If implemented, this provision would allow for a new category of data that could benefit from data protection in Canada. At present, such clinical data are not within Canada’s existing data protection regime, which excludes data protection to previously approved pharmaceutical products or variations thereof.
However, it is uncertain whether Canada will adopt this provision. Under the TPP it appears to be an optional provision, while Canada has stated its existing laws and regimes for protection of clinical data are compliant.
For protection of undisclosed data for biologics, countries signing on to the TPP have a choice regarding the data protection that they provide to manufacturers of innovative biologics. Under the TPP “effective market protection” must be granted to undisclosed data for either five years or eight years following the first market approval for new pharmaceutical products that are or contain a “biologic”.
While Canada has not commented on which TPP option it will choose for biologics, both options appear to satisfy Canada’s existing regime of extending data protection to eligible “innovative drugs” under the Food and Drug Regulations. The TPP defines a 'biologic' as a product that is or contains a protein produced using biotechnological processes for use in humans for prevention, treatment or cure of a disease. As such, they appear to fall within the definition of an innovative drug under the Food and Drug Regulations, and thus are eligible for up to eight years of data protection.
Patent linkage and early working exception
The TPP also includes provisions analogous to Canada’s early working exception and regulatory regime for challenging pharmaceutical patents under the Patented Medicines (Notice of Compliance) Regulations.

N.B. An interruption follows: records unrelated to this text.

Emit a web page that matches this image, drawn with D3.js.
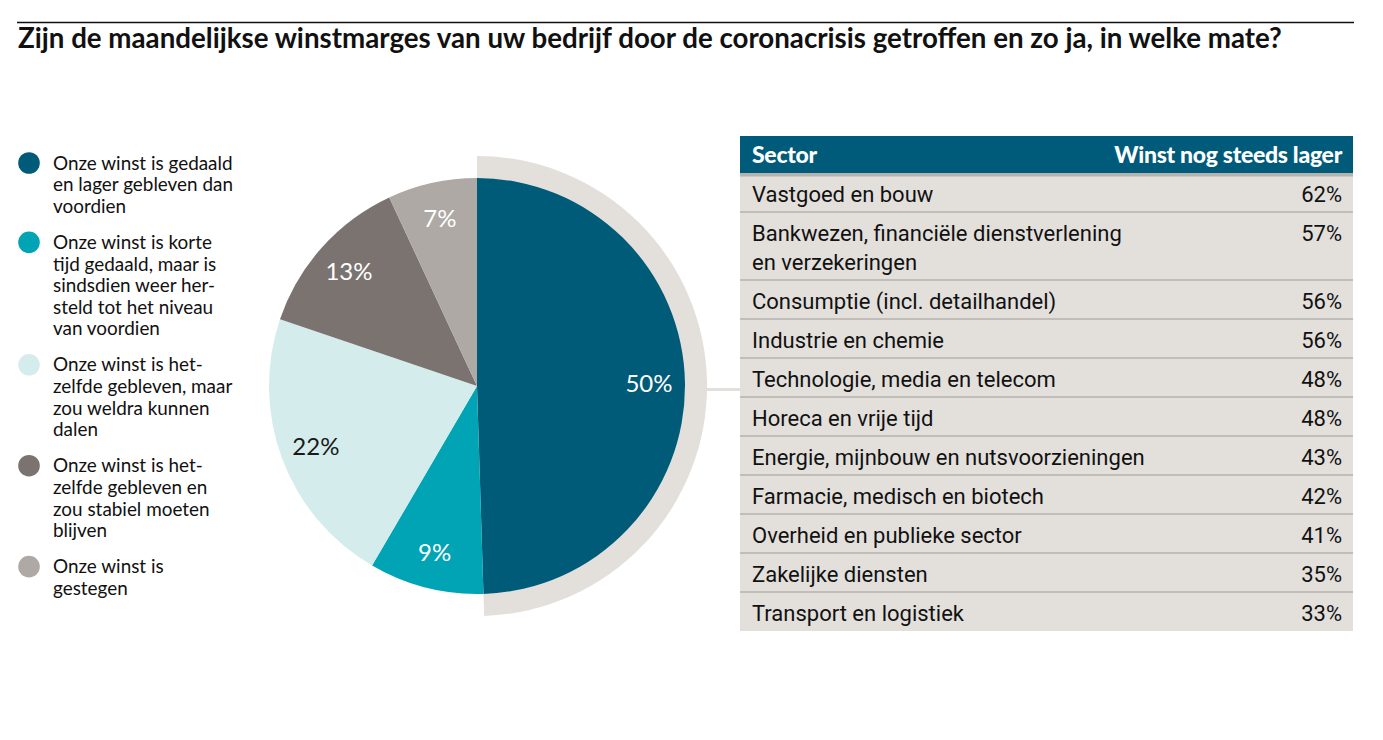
<!DOCTYPE html>
<html>
<head>
<meta charset="utf-8">
<script src="https://cdn.jsdelivr.net/npm/d3@7"></script>
<style>
  html, body { margin: 0; padding: 0; background: #ffffff; }
  svg { display: block; }
</style>
</head>
<body>
<svg id="chart" width="1383" height="740"></svg>
<script>
// ---------- DATA ----------
const title = "Zijn de maandelijkse winstmarges van uw bedrijf door de coronacrisis getroffen en zo ja, in welke mate?";
const categories = [
  "Onze winst is gedaald\nen lager gebleven dan\nvoordien",
  "Onze winst is korte\ntijd gedaald, maar is\nsindsdien weer her-\nsteld tot het niveau\nvan voordien",
  "Onze winst is het-\nzelfde gebleven, maar\nzou weldra kunnen\ndalen",
  "Onze winst is het-\nzelfde gebleven en\nzou stabiel moeten\nblijven",
  "Onze winst is\ngestegen"
];
const values = [50, 9, 22, 13, 7];
const sliceColors = ["#005b79", "#00a4b4", "#d5ecec", "#7a7370", "#aea9a5"];
const labelColors = ["#ffffff", "#ffffff", "#1a1a1a", "#ffffff", "#ffffff"];

const tableHeader = ["Sector", "Winst nog steeds lager"];
const sectors = [
  "Vastgoed en bouw",
  "Bankwezen, financiële dienstverlening\nen verzekeringen",
  "Consumptie (incl. detailhandel)",
  "Industrie en chemie",
  "Technologie, media en telecom",
  "Horeca en vrije tijd",
  "Energie, mijnbouw en nutsvoorzieningen",
  "Farmacie, medisch en biotech",
  "Overheid en publieke sector",
  "Zakelijke diensten",
  "Transport en logistiek"
];
const sectorValues = [62, 57, 56, 56, 48, 48, 43, 42, 41, 35, 33];

// ---------- DRAW ----------
const svg = d3.select("#chart");
const ink = "#111111";

// top rule + title
svg.append("line")
  .attr("x1", 17).attr("x2", 1354).attr("y1", 22.5).attr("y2", 22.5)
  .attr("stroke", "#111").attr("stroke-width", 1.5);

const titleText = svg.append("text")
  .attr("x", 18).attr("y", 48)
  .attr("font-family", "Lato, sans-serif")
  .attr("font-weight", 700)
  .attr("font-size", 23)
  .attr("fill", ink)
  .text(title);
// fit title width to reference extent
(function () {
  const w = titleText.node().getComputedTextLength();
  const target = 1264;
  titleText.attr("font-size", 23 * target / w);
})();

// legend
const legend = svg.append("g").attr("font-family", "Lato, sans-serif").attr("font-size", 18.9).attr("fill", ink);
const lineH = 21.6, gapH = 14.5;
let ly = 163;
categories.forEach((c, i) => {
  const lines = c.split("\n");
  legend.append("circle").attr("cx", 29).attr("cy", ly).attr("r", 10.8).attr("fill", sliceColors[i]);
  const t = legend.append("text").attr("x", 53).attr("y", ly).attr("dy", "0.35em");
  lines.forEach((ln, j) => {
    t.append("tspan").attr("x", 53).attr("y", ly + j * lineH).attr("dy", "0.35em").text(ln);
  });
  ly += lines.length * lineH + gapH;
});

// pie
const cx = 477, cy = 386, R = 208, Rband = 230;
const pie = d3.pie().sort(null).value(d => d);
const arcs = pie(values);
const g = svg.append("g").attr("transform", `translate(${cx},${cy})`);

// background band behind the largest slice
g.append("path")
  .attr("d", d3.arc().innerRadius(0).outerRadius(Rband)({startAngle: arcs[0].startAngle, endAngle: arcs[0].endAngle}))
  .attr("fill", "#e3e0db");

// connector to table
svg.append("line")
  .attr("x1", cx + Rband - 2).attr("x2", 741).attr("y1", 389.5).attr("y2", 389.5)
  .attr("stroke", "#e3e0db").attr("stroke-width", 3);

const arcGen = d3.arc().innerRadius(0).outerRadius(R);
g.selectAll("path.slice").data(arcs).join("path")
  .attr("class", "slice")
  .attr("d", arcGen)
  .attr("fill", (d, i) => sliceColors[i]);

const labelArc = d3.arc().innerRadius(172).outerRadius(172);
g.selectAll("text.lbl").data(arcs).join("text")
  .attr("class", "lbl")
  .attr("transform", d => `translate(${labelArc.centroid(d)})`)
  .attr("text-anchor", "middle")
  .attr("dy", "0.36em")
  .attr("font-family", "Lato, sans-serif")
  .attr("font-size", 24)
  .attr("fill", (d, i) => labelColors[i])
  .text(d => d.data + "%");

// table
const tx0 = 740, tx1 = 1353, tPadL = 12, tPadR = 11;
const headTop = 136, headBot = 173;
svg.append("rect").attr("x", tx0).attr("y", headTop).attr("width", tx1 - tx0).attr("height", headBot - headTop).attr("fill", "#005a79");
svg.append("text").attr("x", tx0 + tPadL).attr("y", (headTop + headBot) / 2).attr("dy", "0.35em")
  .attr("font-family", "Lato, sans-serif").attr("font-weight", 900).attr("font-size", 23).attr("fill", "#fff")
  .attr("letter-spacing", -0.3)
  .text(tableHeader[0]);
svg.append("text").attr("x", tx1 - tPadR).attr("y", (headTop + headBot) / 2).attr("dy", "0.35em")
  .attr("text-anchor", "end")
  .attr("font-family", "Lato, sans-serif").attr("font-weight", 900).attr("font-size", 23).attr("fill", "#fff")
  .attr("letter-spacing", -0.3)
  .text(tableHeader[1]);

const rowLine = 29, rowBase = 39;
const rowHeights = sectors.map(s => rowBase + (s.split("\n").length - 1) * rowLine);
const rowTops = [];
let acc = headBot;
rowHeights.forEach(h => { rowTops.push(acc); acc += h; });
const tableBottom = acc;

svg.append("rect").attr("x", tx0).attr("y", headBot).attr("width", tx1 - tx0).attr("height", tableBottom - headBot).attr("fill", "#e3e0dc");
svg.append("rect").attr("x", tx0).attr("y", headBot).attr("width", tx1 - tx0).attr("height", 3.5).attr("fill", "#b6b2ae");

const rows = svg.append("g").attr("font-family", "Roboto, sans-serif").attr("font-size", 22).attr("fill", ink);
sectors.forEach((s, i) => {
  const top = rowTops[i];
  if (i < sectors.length - 1) {
    rows.append("line").attr("x1", tx0).attr("x2", tx1)
      .attr("y1", top + rowHeights[i]).attr("y2", top + rowHeights[i])
      .attr("stroke", "#b6b2ae").attr("stroke-width", 1.5);
  }
  const t = rows.append("text").attr("x", tx0 + tPadL);
  s.split("\n").forEach((ln, j) => {
    t.append("tspan").attr("x", tx0 + tPadL).attr("y", top + 21.5 + j * rowLine).attr("dy", "0.35em").text(ln);
  });
  rows.append("text").attr("x", tx1 - tPadR).attr("y", top + 21.5).attr("dy", "0.35em")
    .attr("text-anchor", "end").text(sectorValues[i] + "%");
});
</script>
</body>
</html>
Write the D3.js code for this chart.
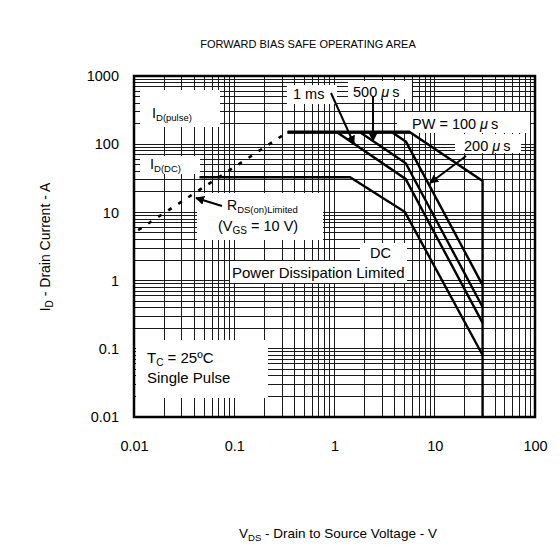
<!DOCTYPE html>
<html><head><meta charset="utf-8">
<script src="https://cdn.jsdelivr.net/npm/d3@7"></script>
<style>body{margin:0;background:#fff}svg{display:block}text{font-family:"Liberation Sans",Arial,sans-serif;fill:#000}</style>
</head><body>
<svg id="c" width="560" height="558"></svg>
<script>
// ---- data (V, A) ----
const xTicks = [0.01, 0.1, 1, 10, 100];
const yTicks = [0.01, 0.1, 1, 10, 100, 1000];
const xTickLabels = ["0.01", "0.1", "1", "10", "100"];
const yTickLabels = ["0.01", "0.1", "1", "10", "100", "1000"];
const rdsLimit = [[0.011, 5.5], [0.34, 150]];
const pw100us = [[0.34, 150], [5.66, 150], [30, 28.9], [30, 0.01]];
const pw200us = [[3.75, 150], [5.16, 109], [30, 0.86]];
const pw500us = [[1.8, 150], [5.14, 52.5], [30, 0.41]];
const pw1ms = [[1.06, 150], [5.12, 31], [30, 0.24]];
const dcCurve = [[0.045, 32.7], [1.43, 32.7], [5.05, 10.1], [30, 0.081]];

const svg = d3.select("#c");
const L = 134, R = 535, T = 76, B = 417;
const x = d3.scaleLog().domain([0.01, 100]).range([L, R]);
const y = d3.scaleLog().domain([0.01, 1000]).range([B, T]);

// grid
const g = svg.append("g").attr("shape-rendering", "crispEdges");
const minorX = [], minorY = [];
for (let e = -2; e < 2; e++) for (let k = 1; k <= 9; k++) minorX.push(k * Math.pow(10, e));
for (let e = -2; e < 3; e++) for (let k = 1; k <= 9; k++) minorY.push(k * Math.pow(10, e));
g.selectAll(".gx").data(minorX).enter().append("line")
  .attr("x1", d => x(d)).attr("x2", d => x(d)).attr("y1", T).attr("y2", B)
  .attr("stroke", "#1a1a1a").attr("stroke-width", 1);
g.selectAll(".gy").data(minorY).enter().append("line")
  .attr("y1", d => y(d)).attr("y2", d => y(d)).attr("x1", L).attr("x2", R)
  .attr("stroke", "#1a1a1a").attr("stroke-width", 1);

// axes labels
const xAxis = d3.axisBottom(x).tickValues(xTicks).tickSize(0).tickFormat((d, i) => xTickLabels[i]);
const yAxis = d3.axisLeft(y).tickValues(yTicks).tickSize(0).tickFormat((d, i) => yTickLabels[i]);
const xa = svg.append("g").attr("transform", `translate(0,${B + 21})`).call(xAxis);
const ya = svg.append("g").attr("transform", `translate(${L - 12},0)`).call(yAxis);
[xa, ya].forEach(a => { a.select(".domain").remove(); a.selectAll("text").attr("font-size", 14.5).attr("font-family", '"Liberation Sans",Arial,sans-serif').attr("fill", "#000"); });

// white label boxes
const boxes = [
  [140, 90, 80, 37], [140, 156, 60, 18], [287, 85, 50, 19], [348, 81, 64, 18],
  [397, 112, 133, 21], [455, 134, 66, 19], [197, 193, 126, 47],
  [360, 243, 47, 18], [230, 261, 177, 22], [136, 340, 132, 58]
];
svg.selectAll(".box").data(boxes).enter().append("rect")
  .attr("x", d => d[0]).attr("y", d => d[1]).attr("width", d => d[2]).attr("height", d => d[3])
  .attr("fill", "#fff");

// curves
const line = d3.line().x(d => x(d[0])).y(d => y(d[1]));
svg.append("path").datum(rdsLimit).attr("d", line).attr("fill", "none")
  .attr("stroke", "#000").attr("stroke-width", 2.6).attr("stroke-dasharray", "4,8");
[pw100us, pw200us, pw500us, pw1ms, dcCurve].forEach(c => {
  svg.append("path").datum(c).attr("d", line).attr("fill", "none")
    .attr("stroke", "#000").attr("stroke-width", 2.4).attr("stroke-linejoin", "miter");
});
svg.append("path").datum(pw100us.slice(0, 2)).attr("d", line).attr("fill", "none").attr("stroke", "#000").attr("stroke-width", 3.2);

// border
svg.append("rect").attr("x", L).attr("y", T).attr("width", R - L).attr("height", B - T)
  .attr("fill", "none").attr("stroke", "#000").attr("stroke-width", 2.5);

// arrows
const defs = svg.append("defs");
defs.append("marker").attr("id", "ah").attr("viewBox", "0 0 10 10").attr("refX", 9).attr("refY", 5)
  .attr("markerWidth", 4.5).attr("markerHeight", 4.5).attr("orient", "auto").attr("markerUnits", "strokeWidth")
  .append("path").attr("d", "M0,0L10,5L0,10z").attr("fill", "#000");
const arrows = [[331, 93, 354, 144], [373, 97, 373, 141], [466, 156, 430, 183], [222, 206, 196, 198]];
svg.selectAll(".ar").data(arrows).enter().append("line")
  .attr("x1", d => d[0]).attr("y1", d => d[1]).attr("x2", d => d[2]).attr("y2", d => d[3])
  .attr("stroke", "#000").attr("stroke-width", 2).attr("marker-end", "url(#ah)");

// text helpers
function txt(xp, yp, parts, size, anchor) {
  const t = svg.append("text").attr("x", xp).attr("y", yp).attr("font-size", size).attr("text-anchor", anchor || "start");
  parts.forEach(p => {
    if (typeof p === "string") t.append("tspan").text(p);
    else {
      const s = t.append("tspan").text(p.t);
      if (p.s) s.attr("font-size", p.s);
      if (p.dy) s.attr("dy", p.dy);
      if (p.dx) s.attr("dx", p.dx);
      if (p.i) s.attr("font-style", "italic");
    }
  });
  return t;
}
txt(152, 118, ["I", {t: "D(pulse)", s: 9.5, dy: 3}], 14.5);
txt(150, 169, ["I", {t: "D(DC)", s: 9.5, dy: 3}], 14.5);
txt(293, 99, ["1 ms"], 14.5);
txt(353, 97, ["500 ", {t: "\u03bc", i: 1}, {t: "s", dx: 3}], 14.5);
txt(412, 129, ["PW = 100 ", {t: "\u03bc", i: 1}, {t: "s", dx: 3}], 14.5);
txt(464, 151, ["200 ", {t: "\u03bc", i: 1}, {t: "s", dx: 3}], 14.5);
txt(227, 210, ["R", {t: "DS(on)Limited", s: 9.5, dy: 3}], 14);
txt(218, 231, ["(V", {t: "GS", s: 10, dy: 3}, {t: " = 10 V)", dy: -3}], 14.5);
txt(370, 258, ["DC"], 14.5);
txt(232, 278, ["Power Dissipation Limited"], 15);
txt(147, 363, ["T", {t: "C", s: 10, dy: 3}, {t: " = 25\u00baC", dy: -3}], 15);
txt(147, 383, ["Single Pulse"], 15);

// title & axis titles
txt(308, 48, ["FORWARD BIAS SAFE OPERATING AREA"], 11, "middle");
txt(338, 538, ["V", {t: "DS", s: 9.5, dy: 3}, {t: " - Drain to Source Voltage - V", dy: -3}], 13.5, "middle");
txt(0, 0, ["I", {t: "D", s: 10, dy: 3}, {t: " - Drain Current - A", dy: -3}], 14, "middle")
  .attr("transform", "translate(50,247) rotate(-90)");
</script>
</body></html>
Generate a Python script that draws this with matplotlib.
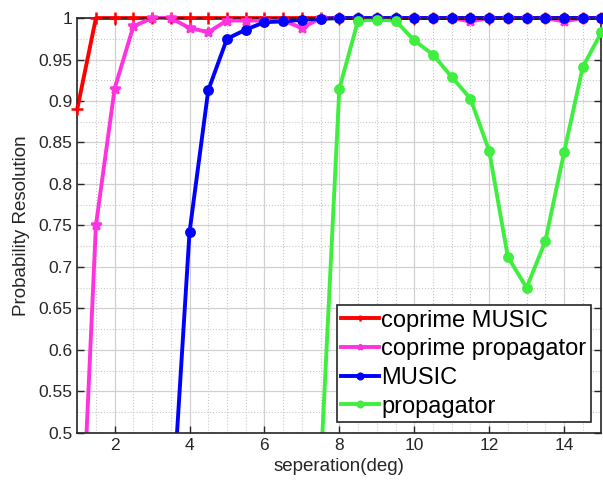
import numpy as np
import matplotlib
matplotlib.use('Agg')
import matplotlib.pyplot as plt
from matplotlib.ticker import MultipleLocator
from matplotlib.patches import Rectangle

plt.rcParams['font.family'] = ['Liberation Sans', 'DejaVu Sans']

# separation angles (deg)
sep = [1, 1.5, 2, 2.5, 3, 3.5, 4, 4.5, 5, 5.5, 6, 6.5, 7, 7.5, 8,
       8.5, 9, 9.5, 10, 10.5, 11, 11.5, 12, 12.5, 13, 13.5, 14, 14.5, 15]

coprime_music = [0.89, 1, 1, 1, 1, 1, 1, 1, 1, 1, 1, 1, 1, 1, 1,
                 1, 1, 1, 1, 1, 1, 1, 1, 1, 1, 1, 1, 1, 1]
coprime_prop = [0.25, 0.75, 0.915, 0.99, 1.0, 1.0, 0.988, 0.983, 0.997, 0.997, 0.997, 0.997, 0.988, 1, 1,
                1, 1, 1, 1, 1, 1, 0.996, 1, 1, 1, 1, 0.996, 1, 1]
music = [0.02, 0.04, 0.06, 0.12, 0.2, 0.38, 0.742, 0.913, 0.975, 0.986, 0.995, 0.996, 0.998, 0.999, 1,
         1, 1, 1, 1, 1, 1, 1, 1, 1, 1, 1, 1, 1, 1]
prop = [0.0, 0.01, 0.02, 0.03, 0.05, 0.07, 0.1, 0.12, 0.15, 0.2, 0.24, 0.3, 0.36, 0.455, 0.915,
        0.997, 0.998, 0.997, 0.973, 0.956, 0.929, 0.903, 0.84, 0.712, 0.675, 0.731, 0.838, 0.941, 0.983]

series = [
    (coprime_music, '+', '#ff0000', 8, 'coprime MUSIC'),
    (coprime_prop, '*', '#ff33dd', 7, 'coprime propagator'),
    (music, 'o', '#0000ff', 6, 'MUSIC'),
    (prop, 'o', '#40ee40', 6, 'propagator'),
]

fig = plt.figure(figsize=(6.03, 4.88), dpi=100)
ax = fig.add_axes([0.128, 0.113, 0.8695, 0.85])

# clip region: cut at the bottom, but let line width spill over top/sides
clip = Rectangle((-0.01, 0), 1.02, 1.02, transform=ax.transAxes, visible=False)
ax.add_patch(clip)

for vals, mk, col, ms, lab in series:
    ln, = ax.plot(sep, vals, '-', color=col, lw=2.8, marker=mk, ms=ms, mew=1.8, label=lab,
                  markevery=[i for i, v in enumerate(vals) if v < 0.5])
    ln.set_clip_path(clip)
    xs = [x for x, v in zip(sep, vals) if v >= 0.5]
    ys = [v for v in vals if v >= 0.5]
    ax.plot(xs, ys, ls='none', marker=mk, color=col, ms=ms, mew=1.8, clip_on=False, zorder=3)

ax.set_xlim(1, 15)
ax.set_ylim(0.5, 1)
ax.set_xticks([2, 4, 6, 8, 10, 12, 14])
ax.set_yticks(np.arange(0.5, 1.001, 0.05))
ax.set_yticklabels(['0.5', '0.55', '0.6', '0.65', '0.7', '0.75', '0.8', '0.85', '0.9', '0.95', '1'])
ax.xaxis.set_minor_locator(MultipleLocator(0.5))
ax.yaxis.set_minor_locator(MultipleLocator(0.025))
ax.grid(True, which='major', color='#d0d0d0', lw=0.9)
ax.grid(True, which='minor', color='#c8c8c8', lw=0.8, ls=':')
ax.set_axisbelow(True)
ax.tick_params(which='both', direction='in', top=True, right=True, labelsize=12.5, colors='#262626')
ax.tick_params(which='minor', length=0)
ax.tick_params(which='major', length=5, width=1)
for s in ax.spines.values():
    s.set_color('#262626')
    s.set_linewidth(1.2)

ax.set_xlabel('seperation(deg)', fontsize=13.5, color='#262626')
ax.set_ylabel('Probability Resolution', fontsize=13.5, color='#262626', labelpad=6)

leg = ax.legend(loc='lower right', fontsize=17, handlelength=1.6, handletextpad=0.08,
                borderpad=0.2, labelspacing=0.28, fancybox=False, framealpha=1,
                edgecolor='#262626', borderaxespad=0.45)
leg.get_frame().set_linewidth(1.2)
for h in leg.legend_handles:
    h.set_markersize(4)

fig.savefig('out.png', dpi=100)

However, no major changes to the regulations are expected as a result of the TPP. Canada has stated the TPP provisions for patent linkage and regulatory review exceptions reflect existing laws and regimes.
Issues for pharmaceutical stakeholders related to TPP application in Canada
Until ratification occurs, how Canada proceeds in implementing the TPP remains uncertain. The new minister of international trade has stated that the government is committed to holding a full and open public debate in Parliament and to ensure Canadians are consulted on the TPP.
Yet questions remain regarding the impact that the TPP will have on pharmaceuticals in Canada. For example, will the TPP apply to issued patents or will it apply only to patents issued after ratification? How will any enforcement provisions apply or change the law in Canada for pharmaceuticals, if at all? These questions cannot be answered without further clarification from the Canadian government.